## AIM
With pictures left out, extract every line between the start of the records below and the line holding "const yTicks = [0, -5, -10];", inclusive.

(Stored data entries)
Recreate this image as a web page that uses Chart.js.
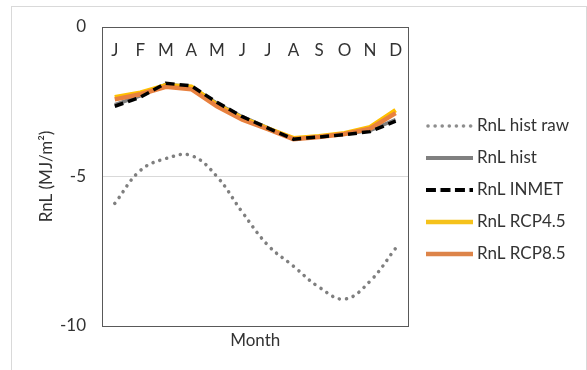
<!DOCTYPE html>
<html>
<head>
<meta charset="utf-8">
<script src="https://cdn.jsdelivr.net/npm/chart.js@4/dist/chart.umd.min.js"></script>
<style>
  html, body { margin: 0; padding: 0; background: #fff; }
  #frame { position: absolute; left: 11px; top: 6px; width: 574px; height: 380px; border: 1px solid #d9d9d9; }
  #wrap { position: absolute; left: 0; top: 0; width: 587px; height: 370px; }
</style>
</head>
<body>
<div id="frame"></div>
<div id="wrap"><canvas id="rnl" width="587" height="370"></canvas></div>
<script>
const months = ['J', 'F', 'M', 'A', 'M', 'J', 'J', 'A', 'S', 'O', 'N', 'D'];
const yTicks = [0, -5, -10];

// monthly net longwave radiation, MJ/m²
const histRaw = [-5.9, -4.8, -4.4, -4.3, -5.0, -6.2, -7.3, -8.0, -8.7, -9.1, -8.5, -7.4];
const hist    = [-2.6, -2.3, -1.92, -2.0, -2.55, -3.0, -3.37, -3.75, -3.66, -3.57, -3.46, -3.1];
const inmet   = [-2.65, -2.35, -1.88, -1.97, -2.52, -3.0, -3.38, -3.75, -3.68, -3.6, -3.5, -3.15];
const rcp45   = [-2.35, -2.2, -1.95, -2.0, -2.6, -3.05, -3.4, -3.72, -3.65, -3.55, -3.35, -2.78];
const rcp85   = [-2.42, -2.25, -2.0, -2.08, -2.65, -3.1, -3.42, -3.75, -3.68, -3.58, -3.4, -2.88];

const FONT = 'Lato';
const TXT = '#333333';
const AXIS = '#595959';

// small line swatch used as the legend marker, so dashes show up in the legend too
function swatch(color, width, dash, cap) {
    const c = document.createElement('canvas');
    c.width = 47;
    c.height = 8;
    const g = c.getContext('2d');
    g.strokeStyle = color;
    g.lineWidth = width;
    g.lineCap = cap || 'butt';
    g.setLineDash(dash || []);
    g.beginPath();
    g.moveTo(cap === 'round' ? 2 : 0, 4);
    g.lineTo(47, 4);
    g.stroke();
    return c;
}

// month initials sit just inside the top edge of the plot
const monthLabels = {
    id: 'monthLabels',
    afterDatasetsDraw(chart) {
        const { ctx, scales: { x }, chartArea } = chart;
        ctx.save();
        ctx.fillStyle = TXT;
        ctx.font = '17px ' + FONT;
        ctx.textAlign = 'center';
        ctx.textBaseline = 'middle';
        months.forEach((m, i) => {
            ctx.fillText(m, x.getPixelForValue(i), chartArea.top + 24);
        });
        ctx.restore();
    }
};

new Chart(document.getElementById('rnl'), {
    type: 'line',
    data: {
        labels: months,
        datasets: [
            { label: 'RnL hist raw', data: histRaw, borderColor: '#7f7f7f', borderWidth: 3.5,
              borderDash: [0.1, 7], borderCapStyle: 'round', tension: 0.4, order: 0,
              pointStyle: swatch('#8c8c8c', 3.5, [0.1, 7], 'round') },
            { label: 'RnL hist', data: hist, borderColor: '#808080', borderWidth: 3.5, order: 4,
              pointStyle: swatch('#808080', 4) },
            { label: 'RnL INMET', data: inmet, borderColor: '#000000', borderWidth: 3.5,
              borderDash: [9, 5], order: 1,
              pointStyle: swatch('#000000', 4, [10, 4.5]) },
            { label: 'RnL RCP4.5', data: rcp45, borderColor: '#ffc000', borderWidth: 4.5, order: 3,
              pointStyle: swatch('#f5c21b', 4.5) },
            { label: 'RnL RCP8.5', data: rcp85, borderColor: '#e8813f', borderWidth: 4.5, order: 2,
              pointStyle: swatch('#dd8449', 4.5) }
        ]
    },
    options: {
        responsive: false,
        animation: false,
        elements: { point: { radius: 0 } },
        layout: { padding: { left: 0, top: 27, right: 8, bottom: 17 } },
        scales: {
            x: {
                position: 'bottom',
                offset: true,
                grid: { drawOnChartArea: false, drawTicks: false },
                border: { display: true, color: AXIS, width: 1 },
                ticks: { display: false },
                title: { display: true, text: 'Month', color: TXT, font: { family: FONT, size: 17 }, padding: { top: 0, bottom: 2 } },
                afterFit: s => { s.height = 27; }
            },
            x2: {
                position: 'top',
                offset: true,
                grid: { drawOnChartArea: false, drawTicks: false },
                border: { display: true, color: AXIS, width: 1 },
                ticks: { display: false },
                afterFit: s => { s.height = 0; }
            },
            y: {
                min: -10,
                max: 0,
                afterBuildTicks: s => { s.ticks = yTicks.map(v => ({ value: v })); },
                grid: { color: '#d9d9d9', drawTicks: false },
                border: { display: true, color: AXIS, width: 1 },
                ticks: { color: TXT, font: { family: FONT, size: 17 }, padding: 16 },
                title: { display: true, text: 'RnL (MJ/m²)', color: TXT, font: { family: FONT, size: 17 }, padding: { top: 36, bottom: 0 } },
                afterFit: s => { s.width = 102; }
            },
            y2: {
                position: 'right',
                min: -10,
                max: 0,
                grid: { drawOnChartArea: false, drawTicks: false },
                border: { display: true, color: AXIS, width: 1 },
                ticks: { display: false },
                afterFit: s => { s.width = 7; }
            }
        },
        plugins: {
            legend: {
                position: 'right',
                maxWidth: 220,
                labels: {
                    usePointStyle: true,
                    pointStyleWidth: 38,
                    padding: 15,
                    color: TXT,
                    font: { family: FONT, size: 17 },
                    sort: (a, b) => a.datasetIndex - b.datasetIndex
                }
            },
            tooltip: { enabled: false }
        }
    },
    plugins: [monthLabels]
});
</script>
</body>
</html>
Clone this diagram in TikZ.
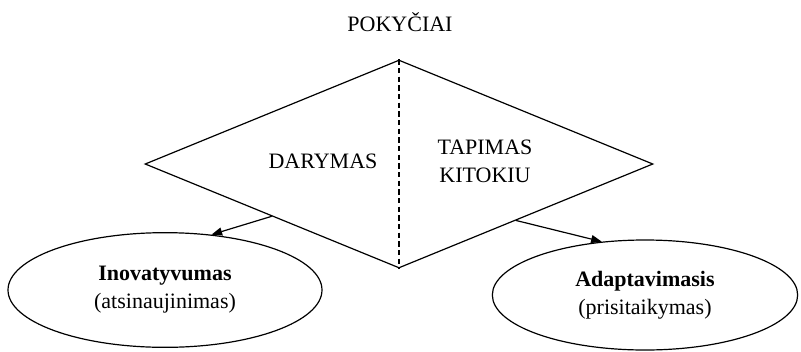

## FINAL RESULT
Recreate this image as a web page that uses Chart.js.
<!DOCTYPE html>
<html>
<head>
<meta charset="utf-8">
<script src="https://cdn.jsdelivr.net/npm/chart.js@4/dist/chart.umd.min.js"></script>
<style>
  html, body { margin: 0; padding: 0; background: #fff; }
  #frame { position: absolute; left: 11px; top: 6px; width: 574px; height: 380px; border: 1px solid #d9d9d9; }
  #wrap { position: absolute; left: 0; top: 0; width: 587px; height: 370px; }
</style>
</head>
<body>
<div id="frame"></div>
<div id="wrap"><canvas id="rnl" width="587" height="370"></canvas></div>
<script>
const months = ['J', 'F', 'M', 'A', 'M', 'J', 'J', 'A', 'S', 'O', 'N', 'D'];
const yTicks = [0, -5, -10];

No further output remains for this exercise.